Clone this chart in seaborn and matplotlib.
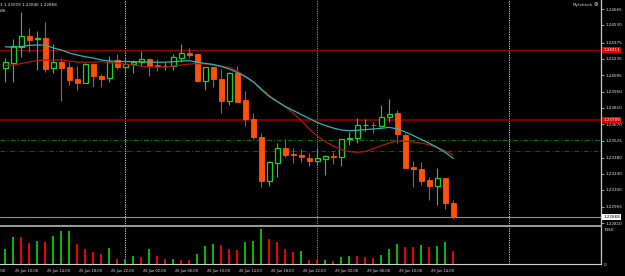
import numpy as np
import pandas as pd
import matplotlib
matplotlib.use("Agg")
import matplotlib.pyplot as plt
import matplotlib.transforms as mtransforms
import seaborn as sns

# ---------------------------------------------------------------------------
# DATA  (H1 candles, 25 Jun 09:00 -> 29 Jun 17:00)
# ---------------------------------------------------------------------------
opens = [1.24154, 1.24202, 1.24341, 1.24434, 1.24405, 1.24419, 1.24154, 1.24208, 1.24163, 1.24058,
         1.24029, 1.24191, 1.24087, 1.24067, 1.24226, 1.24163, 1.24191, 1.24208, 1.24232, 1.24182,
         1.24171, 1.24174, 1.24247, 1.24289, 1.24278, 1.24046, 1.24163, 1.24061, 1.23870, 1.24116,
         1.23879, 1.23714, 1.23561, 1.23179, 1.23335, 1.23463, 1.23408, 1.23402, 1.23379, 1.23350,
         1.23370, 1.23391, 1.23385, 1.23538, 1.23547, 1.23660, 1.23665, 1.23654, 1.23729, 1.23764,
         1.23576, 1.23296, 1.23278, 1.23185, 1.23136, 1.23200, 1.22983]
highs = [1.24241, 1.24405, 1.24639, 1.24501, 1.24477, 1.24558, 1.24365, 1.24243, 1.24211, 1.24174,
         1.24202, 1.24197, 1.24104, 1.24260, 1.24278, 1.24252, 1.24226, 1.24304, 1.24243, 1.24232,
         1.24208, 1.24278, 1.24362, 1.24330, 1.24286, 1.24169, 1.24169, 1.24152, 1.24124, 1.24174,
         1.23957, 1.23769, 1.23590, 1.23350, 1.23504, 1.23541, 1.23460, 1.23454, 1.23417, 1.23463,
         1.23402, 1.23431, 1.23541, 1.23604, 1.23720, 1.23712, 1.23686, 1.23836, 1.23885, 1.23792,
         1.23596, 1.23350, 1.23344, 1.23214, 1.23287, 1.23205, 1.23009]
lows = [1.24038, 1.24038, 1.24254, 1.24298, 1.24139, 1.24124, 1.24117, 1.23873, 1.24009, 1.23966,
        1.24024, 1.23994, 1.23994, 1.24039, 1.24148, 1.24111, 1.24111, 1.24174, 1.24087, 1.24130,
        1.24139, 1.24143, 1.24208, 1.24247, 1.24035, 1.23966, 1.23992, 1.23764, 1.23836, 1.23862,
        1.23654, 1.23537, 1.23127, 1.23136, 1.23214, 1.23387, 1.23335, 1.23341, 1.23309, 1.23315,
        1.23229, 1.23324, 1.23307, 1.23489, 1.23509, 1.23613, 1.23596, 1.23642, 1.23691, 1.23509,
        1.23289, 1.23127, 1.23142, 1.23012, 1.22969, 1.22931, 1.22846]
closes = [1.24206, 1.24347, 1.24434, 1.24399, 1.24414, 1.24145, 1.24206, 1.24156, 1.24052, 1.24029,
          1.24191, 1.24087, 1.24064, 1.24211, 1.24168, 1.24191, 1.24208, 1.24232, 1.24178, 1.24174,
          1.24176, 1.24254, 1.24284, 1.24267, 1.24048, 1.24163, 1.24061, 1.23870, 1.24116, 1.23864,
          1.23714, 1.23556, 1.23179, 1.23344, 1.23460, 1.23402, 1.23400, 1.23385, 1.23353, 1.23374,
          1.23394, 1.23385, 1.23538, 1.23552, 1.23662, 1.23665, 1.23660, 1.23734, 1.23755, 1.23582,
          1.23292, 1.23278, 1.23179, 1.23136, 1.23200, 1.22983, 1.22868]

ma_cyan = [1.24341, 1.24336, 1.24343, 1.24353, 1.24356, 1.24356, 1.24330, 1.24313, 1.24287, 1.24269,
           1.24254, 1.24243, 1.24226, 1.24217, 1.24215, 1.24213, 1.24211, 1.24211, 1.24208, 1.24206,
           1.24208, 1.24211, 1.24217, 1.24220, 1.24206, 1.24197, 1.24187, 1.24171, 1.24148, 1.24117,
           1.24083, 1.24035, 1.23970, 1.23909, 1.23866, 1.23823, 1.23788, 1.23753, 1.23719, 1.23684,
           1.23658, 1.23636, 1.23619, 1.23613, 1.23617, 1.23622, 1.23628, 1.23634, 1.23642, 1.23628,
           1.23602, 1.23571, 1.23537, 1.23504, 1.23467, 1.23424, 1.23374]
ma_red = [1.24176, 1.24182, 1.24195, 1.24208, 1.24221, 1.24226, 1.24226, 1.24226, 1.24217, 1.24208,
          1.24206, 1.24208, 1.24211, 1.24204, 1.24197, 1.24191, 1.24182, 1.24174, 1.24165, 1.24163,
          1.24165, 1.24174, 1.24182, 1.24191, 1.24195, 1.24191, 1.24182, 1.24168, 1.24163, 1.24130,
          1.24083, 1.24039, 1.23979, 1.23918, 1.23866, 1.23818, 1.23766, 1.23701, 1.23628, 1.23567,
          1.23519, 1.23480, 1.23450, 1.23432, 1.23426, 1.23432, 1.23459, 1.23484, 1.23506, 1.23524,
          1.23521, 1.23515, 1.23506, 1.23491, 1.23467, 1.23437, 1.23402]

volumes = [3155, 5678, 5650, 4416, 4837, 4697, 5888, 6940, 7010, 4206,
           3155, 2524, 2243, 3365, 1122, 1180, 1682, 1542, 3155, 1682,
           1122, 1192, 981, 960, 2103, 3856, 4206, 4066, 3225, 3014,
           4627, 4977, 7360, 5258, 4627, 3155, 2664, 2804, 911, 841,
           870, 701, 1472, 1753, 1720, 1472, 1262, 2033, 3155, 4206,
           3645, 3600, 4066, 3645, 3926, 4697, 2734]

time_labels = ["25 Jun 06:00", "25 Jun 10:00", "25 Jun 14:00", "25 Jun 18:00", "25 Jun 22:00",
               "26 Jun 02:00", "26 Jun 06:00", "26 Jun 10:00", "26 Jun 14:00", "26 Jun 18:00",
               "26 Jun 22:00", "29 Jun 02:00", "29 Jun 06:00", "29 Jun 10:00", "29 Jun 14:00"]
time_label_bars = [-3, 1, 5, 9, 13, 17, 21, 25, 29, 33, 37, 41, 45, 49, 53]
day_separator_bars = [15, 39, 63]

price_ticks = [1.24665, 1.24530, 1.24375, 1.24235, 1.24095, 1.23950, 1.23810,
               1.23670, 1.23525, 1.23380, 1.23240, 1.23100, 1.22955, 1.22810]
level_lines = [1.24311, 1.23709]
dashdot_green = 1.23532
dashdot_red = 1.23434
bid = 1.22868

# ---------------------------------------------------------------------------
# PLOT
# ---------------------------------------------------------------------------
sns.set_style("dark", {"axes.facecolor": "black", "figure.facecolor": "black",
                       "axes.grid": False})
plt.rcParams['font.family'] = ['DejaVu Sans']

BULL = '#22d022'
BEAR = '#ff5208'
BEAR_WICK = '#e04810'
TXT = '#e6e6e6'

idx = np.arange(len(opens))
o = np.array(opens); c = np.array(closes)
bull = c >= o

fig = plt.figure(figsize=(6.25, 2.76), dpi=100)
W, H = 625, 276
ax = fig.add_axes([0, 1 - 226 / H, 601 / W, 226 / H])
axv = fig.add_axes([0, 1 - 264.3 / H, 601 / W, 37 / H])

# candles
wick_cols = [BULL if b else BEAR_WICK for b in bull]
ax.vlines(idx, lows, highs, colors=wick_cols, linewidth=0.8, zorder=3)
ax.bar(idx[bull], (c - o)[bull], bottom=o[bull], width=0.62,
       facecolor='black', edgecolor=BULL, linewidth=0.9, zorder=4)
ax.bar(idx[~bull], (o - c)[~bull], bottom=c[~bull], width=0.62,
       facecolor=BEAR, edgecolor=BEAR, linewidth=0.6, zorder=4)

# moving averages
sns.lineplot(x=idx, y=ma_red, ax=ax, color='#b51414', linewidth=0.9, zorder=5)
sns.lineplot(x=idx, y=ma_cyan, ax=ax, color='#2ab6b6', linewidth=0.9, zorder=5)

# horizontal levels
ax.axhline(level_lines[0], color='#9a0000', linewidth=0.8, zorder=2)
ax.axhline(level_lines[1], color='#7a0000', linewidth=1.5, zorder=2)
ax.axhline(dashdot_green, color='#0d6a0d', linewidth=0.9, dashes=(4, 1.6, 1, 1.6), zorder=2)
ax.axhline(dashdot_red, color='#b01010', linewidth=0.7, dashes=(5, 2, 1, 2), zorder=2)
ax.axhline(bid, color='#8e8e9c', linewidth=0.8, zorder=2)

# day separators
for k, b in enumerate(day_separator_bars):
    col = '#8a8a8a' if k == 1 else '#d4d4d4'
    for a in (ax, axv):
        a.axvline(b, color=col, linewidth=0.7, linestyle=(0, (1.2, 1.2)), zorder=1)

xlim = (-0.6625, 74.46)
ax.set_xlim(*xlim)
ax.set_ylim(1.22787, 1.24746)
ax.set_xticks([])
ax.yaxis.tick_right()
ax.set_yticks(price_ticks)
ax.set_yticklabels(['%.5f' % p for p in price_ticks])
ax.tick_params(axis='y', colors=TXT, labelsize=3, length=2, width=0.5, pad=1)
ax.set_xlabel(''); ax.set_ylabel('')

# price boxes on the right scale
tr = mtransforms.blended_transform_factory(ax.transAxes, ax.transData)
for lv in level_lines:
    ax.text(1.004, lv, '%.5f' % lv, transform=tr, fontsize=3, color='white',
            ha='left', va='center', clip_on=False, zorder=10,
            bbox=dict(boxstyle='square,pad=0.25', fc='#e80000', ec='none'))
ax.text(1.004, bid, '%.5f' % bid, transform=tr, fontsize=3, color='black',
        ha='left', va='center', clip_on=False, zorder=10,
        bbox=dict(boxstyle='square,pad=0.25', fc='white', ec='none'))

# volume pane
vol = np.array(volumes)
direction = ['up'] + ['up' if vol[i] > vol[i - 1] else 'down' for i in range(1, len(vol))]
dfv = pd.DataFrame({'bar': idx, 'volume': vol, 'dir': direction})
sns.barplot(data=dfv, x='bar', y='volume', hue='dir',
            palette={'up': '#00b800', 'down': '#ee0000'}, dodge=False,
            width=0.22, errorbar=None, legend=False, linewidth=0,
            saturation=1, ax=axv)
axv.set_xlim(*xlim)
axv.set_ylim(0, 7780)
axv.set_xlabel(''); axv.set_ylabel('')
axv.yaxis.tick_right()
axv.set_yticks([0, 7360])
axv.set_yticklabels(['0', '7360'])
axv.tick_params(axis='y', colors=TXT, labelsize=3, length=0, pad=2)
axv.set_xticks([b for b in time_label_bars if b >= 0])
axv.tick_params(axis='x', direction='out', length=2, width=0.5, color='#d0d0d0',
                labelbottom=False)
trv = mtransforms.blended_transform_factory(axv.transData, axv.transAxes)
for b, lab in zip(time_label_bars, time_labels):
    axv.text(b + 0.15, -0.17, lab, transform=trv, fontsize=2.6, color=TXT,
             ha='left', va='center', clip_on=False)

# frames
for a in (ax, axv):
    a.spines['left'].set_visible(False)
    a.spines['top'].set_visible(False)
    a.spines['right'].set_color('#c8c8c8')
    a.spines['right'].set_linewidth(0.9)
ax.spines['bottom'].set_color('#a8a8a8')
ax.spines['bottom'].set_linewidth(1.3)
axv.spines['bottom'].set_color('#d0d0d0')
axv.spines['bottom'].set_linewidth(0.8)

# header texts
fig.text(0.0, 1 - 4.7 / H, '3 1.23009 1.22846 1.22868', fontsize=3, color=TXT,
         ha='left', va='center')
fig.text(0.0, 1 - 10.7 / H, '.86', fontsize=3, color=TXT, ha='left', va='center')
fig.text(573 / W, 1 - 4.7 / H, 'Myfxbook', fontsize=3, color='#cccccc',
         ha='left', va='center')
fig.text(593 / W, 1 - 4.7 / H, '\u2297', fontsize=4, color='#cccccc',
         ha='left', va='center')

fig.savefig('out.png', dpi=100, facecolor='black')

★ ★ ★ ★

Scan the lines for the string "seaborn". Copy out each line that matches.

▶ [Completed exercise]
Clone this chart in seaborn and matplotlib.
import seaborn as sns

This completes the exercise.